What the Reds needed to do was win by two clear goals, so allowing a 26th minute free-kick from Rivaldo through their defensive wall and into the net was not part of the plan. 1-0 down at half-time, Liverpool needed to come storming back with three goals after the break. Their manager was unperturbed by the situation, or at least that’s the impression he gave in his half time team talk as detailed in his book.

“We need to relax. If we get anxious, we will lose control of the game. Calm down, and play with pace, but do not hurry. We have time,” Benitez said. He then explains his tactical changes in the book, and in the space of a single page also notes the following:

“Most of all, though, I wanted us to keep calm.”

“Only with a calm mind can you find the right pass, make the right decision.”

“’If we get an early goal, we can do this,’ I said, as the team strode out. ‘Keep calm. Think.’”

Florent Sinama-Pongolle came on for Djimi Traore after the interval and within a minute had equalised thanks to a cross from Harry Kewell. Game on. Remarkably, Benitez made another substitution with an identical impact with 12 minutes remaining. In that instance, Neil Mellor hammered home a rebound just two minutes after he had replaced Milan Baros. The young forward’s vital contribution hadn’t ended there either.

No player can ever know how their career will unfold, whether what occurs in a match is the last time they ever save a shot or clear the ball or score a goal. For Mellor, his only assist for Liverpool is legendary. It has even become something of a meme, with Martin Tyler’s commentary line describing his ‘lovely cushioned header’ being used as short hand on social media for one person assisting another in some way.

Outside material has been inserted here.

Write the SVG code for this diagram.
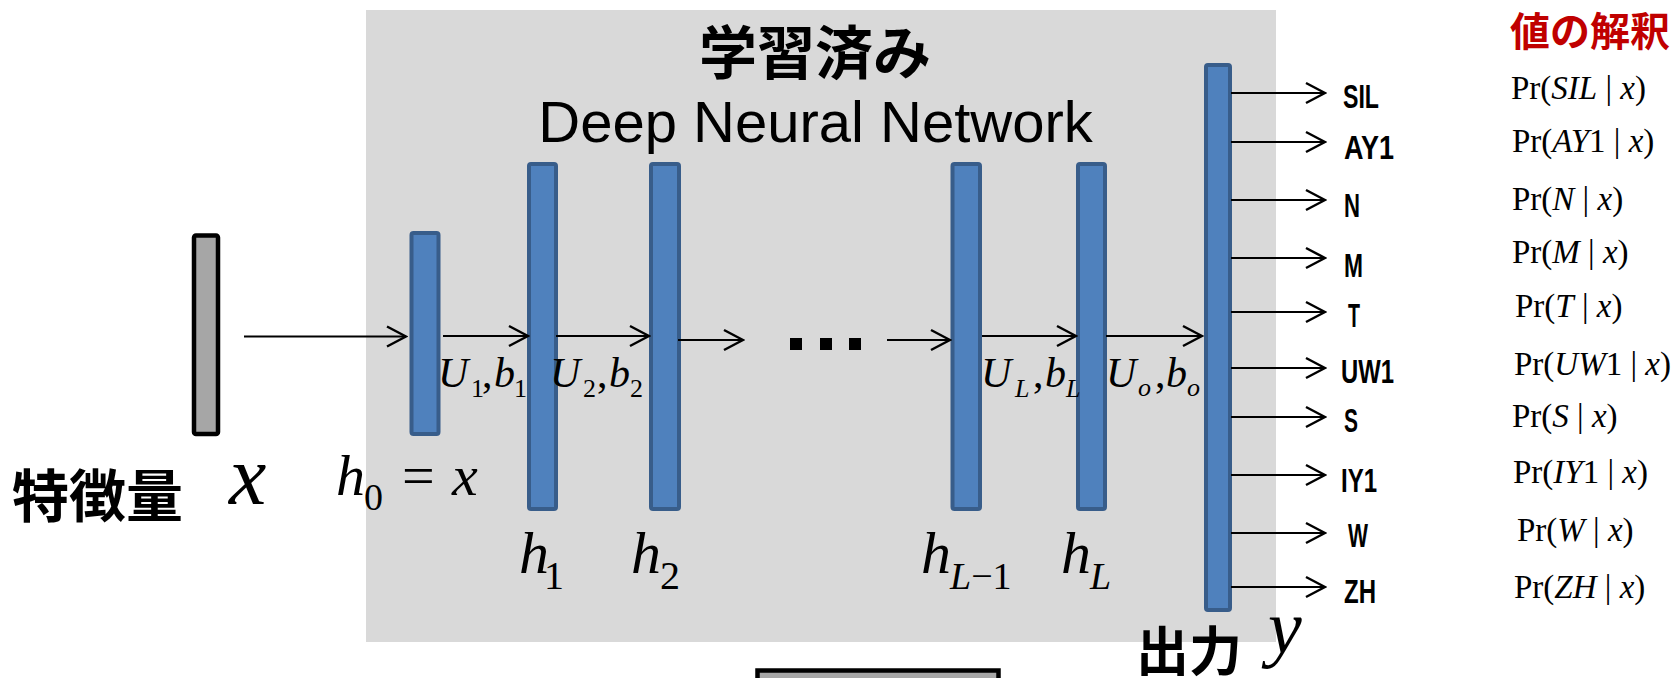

His headed pass, from a Jamie Carragher cross, fell perfectly to Gerrard, who took care of the rest in customary style. The skipper’s thunderbolt drive into the Kop end net was so emphatic it caused co-commentator and former Evertonian Andy Gray to bellow “oh, you beauty! What a hit, son, what a hit!”

Cue bedlam in the stands, and cue Benitez: “I wanted them to know they had to keep calm. They had just four minutes to hold on.” There’s that word yet again.

Despite an inevitably frantic atmosphere, Liverpool kept Olympiacos at bay relatively easily, with the Greek side failing to register a shot following Gerrard’s goal. The fire and ice of a red-hot Anfield allied to the calm analytical nature of Benitez had achieved something which had looked near-impossible 45 minutes earlier.

“After the game I made sure to shake hands with every single one of the players, and all of the coaches too. This was a moment that belonged to everyone,” Benitez later wrote. It was also the first moment it felt everyone was on board for a journey which would end at the Ataturk Stadium the following May. If Jurgen Klopp and the current crop of Reds want to tread the same path this season, keeping calm at key moments might just help.